Arabia Saudita es el país clave de la región porque asegura la estabilidad de los precios y exportaciones energéticas mundiales. Mohammed Ben Salman (MBS), el heredero al trono, de 33 años, es un político duro, apoyado por EEUU, que tiene a Irán en su punto de mira. Es un reformista y el artífice del ambicioso plan de reformas Visión 2030, lanzado en abril de 2016, para corregir un modelo económico muy centralizado y unas finanzas excesivamente dependientes de las exportaciones y rentas petroleras. MBS pretende diversificar la economía, una reforma fiscal que implica un recorte de las subvenciones públicas y favorecer las inversiones del sector privado para crear más empleo, también abrir una sociedad controlada por los ulernas donde impera el rigor religioso wahabita. Quiere canalizar las aspiraciones del 70% de los jóvenes saudíes con menos de 30 años que desean vivir en una sociedad más libre y dinámica, donde las mujeres puedan participar activamente. Pero el impetuoso MBS también aprovechó la oportunidad para llevar a cabo una purga política de la estructura real saudí para desplazar a sus oponentes internos. Qatar logró resistir hasta hoy el intento de ahogo económico impuesto por Riad, pero tuvo que inyectar parte de su gran bolsa de reservas de divisas y fondos soberanos para estimular el crecimiento económico, principalmente con grandes inversiones en infraestructuras. La economía qatarí está más diversificada e internacionalizada que la saudí porque, en la última década, el emirato también invirtió en el exterior, principalmente en EEUU y la UE, otra parte significativa del maná financiero procedente de sus exportaciones del gas. Pero, a la vez, invirtió en su seguridad firmando unos acuerdos específicos de defensa con EEUU, Francia y Gran Bretaña, que tienen bases militares operativas en su territorio y son sus principales suministradores de armas. Y, últimamente, corteja a Rusia, una potencia con creciente protagonismo en Oriente Medio.

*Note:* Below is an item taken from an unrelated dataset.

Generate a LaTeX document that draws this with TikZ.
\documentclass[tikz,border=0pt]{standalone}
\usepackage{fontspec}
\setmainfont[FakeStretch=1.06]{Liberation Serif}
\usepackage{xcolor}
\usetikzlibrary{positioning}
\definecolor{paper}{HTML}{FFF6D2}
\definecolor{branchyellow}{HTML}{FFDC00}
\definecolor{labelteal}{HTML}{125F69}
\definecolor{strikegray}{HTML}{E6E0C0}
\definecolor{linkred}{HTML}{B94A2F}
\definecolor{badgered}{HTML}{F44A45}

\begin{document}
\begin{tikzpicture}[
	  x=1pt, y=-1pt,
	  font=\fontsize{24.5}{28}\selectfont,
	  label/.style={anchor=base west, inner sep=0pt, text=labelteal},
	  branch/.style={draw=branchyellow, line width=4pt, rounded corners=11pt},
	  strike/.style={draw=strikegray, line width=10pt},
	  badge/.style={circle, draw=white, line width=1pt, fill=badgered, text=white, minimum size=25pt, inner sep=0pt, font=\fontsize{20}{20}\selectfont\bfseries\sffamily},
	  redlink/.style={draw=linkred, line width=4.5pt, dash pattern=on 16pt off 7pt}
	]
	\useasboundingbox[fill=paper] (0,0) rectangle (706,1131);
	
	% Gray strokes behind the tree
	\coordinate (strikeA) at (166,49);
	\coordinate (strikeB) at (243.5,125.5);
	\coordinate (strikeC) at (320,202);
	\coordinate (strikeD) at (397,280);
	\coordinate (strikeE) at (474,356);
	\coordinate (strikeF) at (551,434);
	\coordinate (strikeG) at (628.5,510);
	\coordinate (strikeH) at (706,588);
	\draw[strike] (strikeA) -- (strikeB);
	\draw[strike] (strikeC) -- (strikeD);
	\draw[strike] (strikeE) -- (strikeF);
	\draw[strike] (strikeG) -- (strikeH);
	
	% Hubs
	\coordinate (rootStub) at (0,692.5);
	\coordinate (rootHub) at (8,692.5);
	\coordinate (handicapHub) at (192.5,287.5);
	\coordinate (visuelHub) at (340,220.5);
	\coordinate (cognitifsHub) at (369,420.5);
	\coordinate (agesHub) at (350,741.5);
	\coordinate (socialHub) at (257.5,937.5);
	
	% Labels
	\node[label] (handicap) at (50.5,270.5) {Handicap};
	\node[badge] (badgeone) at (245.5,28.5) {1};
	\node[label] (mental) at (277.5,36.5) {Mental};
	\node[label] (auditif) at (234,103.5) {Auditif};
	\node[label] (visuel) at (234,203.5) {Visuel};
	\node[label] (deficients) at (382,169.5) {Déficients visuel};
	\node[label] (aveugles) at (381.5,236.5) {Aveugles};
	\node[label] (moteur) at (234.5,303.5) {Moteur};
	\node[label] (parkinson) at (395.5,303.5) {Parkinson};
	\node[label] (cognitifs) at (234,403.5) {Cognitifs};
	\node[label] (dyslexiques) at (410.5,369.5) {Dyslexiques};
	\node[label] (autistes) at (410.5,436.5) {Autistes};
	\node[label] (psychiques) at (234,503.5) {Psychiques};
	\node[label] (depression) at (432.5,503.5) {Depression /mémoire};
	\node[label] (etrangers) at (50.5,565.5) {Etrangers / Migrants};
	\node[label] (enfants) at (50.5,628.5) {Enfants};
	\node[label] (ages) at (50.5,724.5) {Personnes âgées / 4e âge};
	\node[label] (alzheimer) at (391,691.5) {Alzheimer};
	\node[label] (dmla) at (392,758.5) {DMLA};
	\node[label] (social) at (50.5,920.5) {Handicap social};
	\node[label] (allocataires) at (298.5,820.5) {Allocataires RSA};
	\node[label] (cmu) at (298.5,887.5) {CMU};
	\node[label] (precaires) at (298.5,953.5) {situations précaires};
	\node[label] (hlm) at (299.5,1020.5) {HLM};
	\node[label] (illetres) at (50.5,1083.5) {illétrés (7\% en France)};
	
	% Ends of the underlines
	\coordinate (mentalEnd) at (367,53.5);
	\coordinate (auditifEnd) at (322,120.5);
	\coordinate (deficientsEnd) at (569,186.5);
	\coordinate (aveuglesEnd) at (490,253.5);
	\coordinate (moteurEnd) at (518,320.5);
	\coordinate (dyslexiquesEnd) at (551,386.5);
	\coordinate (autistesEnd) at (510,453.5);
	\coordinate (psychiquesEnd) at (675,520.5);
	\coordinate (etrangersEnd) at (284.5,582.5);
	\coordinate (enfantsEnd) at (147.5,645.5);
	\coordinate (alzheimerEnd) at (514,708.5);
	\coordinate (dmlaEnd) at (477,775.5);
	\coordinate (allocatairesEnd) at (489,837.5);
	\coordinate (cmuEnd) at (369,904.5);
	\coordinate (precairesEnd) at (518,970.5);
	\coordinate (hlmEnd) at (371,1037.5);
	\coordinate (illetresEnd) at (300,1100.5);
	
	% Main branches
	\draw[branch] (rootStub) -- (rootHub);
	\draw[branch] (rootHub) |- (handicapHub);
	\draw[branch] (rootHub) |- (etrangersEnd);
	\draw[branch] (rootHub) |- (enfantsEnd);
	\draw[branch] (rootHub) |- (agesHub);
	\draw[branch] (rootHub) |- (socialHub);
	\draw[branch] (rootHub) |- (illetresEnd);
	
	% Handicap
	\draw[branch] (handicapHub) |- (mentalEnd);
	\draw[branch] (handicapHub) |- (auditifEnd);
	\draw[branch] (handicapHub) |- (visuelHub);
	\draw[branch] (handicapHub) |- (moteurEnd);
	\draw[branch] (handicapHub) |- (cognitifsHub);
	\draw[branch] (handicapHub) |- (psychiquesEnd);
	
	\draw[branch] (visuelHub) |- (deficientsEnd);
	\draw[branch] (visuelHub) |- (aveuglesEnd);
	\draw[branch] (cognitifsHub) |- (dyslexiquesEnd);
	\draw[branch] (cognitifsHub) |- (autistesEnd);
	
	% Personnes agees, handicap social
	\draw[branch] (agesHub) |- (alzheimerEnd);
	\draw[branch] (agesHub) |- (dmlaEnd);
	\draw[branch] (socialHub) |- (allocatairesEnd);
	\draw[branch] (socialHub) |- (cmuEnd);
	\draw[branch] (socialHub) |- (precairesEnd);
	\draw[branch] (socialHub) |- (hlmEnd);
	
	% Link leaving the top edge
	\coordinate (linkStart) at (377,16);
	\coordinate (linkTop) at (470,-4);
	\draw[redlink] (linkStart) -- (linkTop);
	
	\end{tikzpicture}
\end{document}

El bloqueo de sus vecinos árabes constituyó otro estímulo añadido para internacionalizar aún más su economía, potenciando los nexos comerciales con otros países. El Gobierno impulsó una mayor liberalización económica para atraer más inversiones extranjeras, también asiáticas, para compensar la pérdida de los capitales árabes que abandonaron el país. También mejoró las condiciones sociales de los extranjeros residentes en su país. Doha prohibió, el pasado 26 de mayo, la venta en su territorio de los productos procedentes de los países que le boicotean. Pero el vacío dejado lo llenan otros países como Turquía, India, Pakistán, Omán o Marruecos, que son los nuevos suministradores de alimentos y productos que cubren algunas necesidades básicas del diminuto país. Y, por razones geográficas e históricas, los qataríes, como han hecho siempre, siguen haciendo negocios con los iraníes. Al igual que las empresas de Dubái.

Qatar aguanta bien, pero todo podría complicarse si este costoso bloqueo se alarga en el tiempo. No beneficia a ningún país árabe del CCG, pero sigue enquistado. Qatar no cederá ante las exorbitantes exigencias saudíes que pretenden limitar su soberanía. La llave maestra para mediar y resolver la crisis la tiene EEUU que, a diferencia de la UE, ya no depende de los recursos energéticos del Golfo. Donald Trump intentará, en una cumbre con los árabes, prevista en septiembre, recoser una división que beneficia los intereses geoestratégicos de Irán. Y Qatar precisa asegurarse una celebración exitosa del próximo Mundial de Futbol 2022.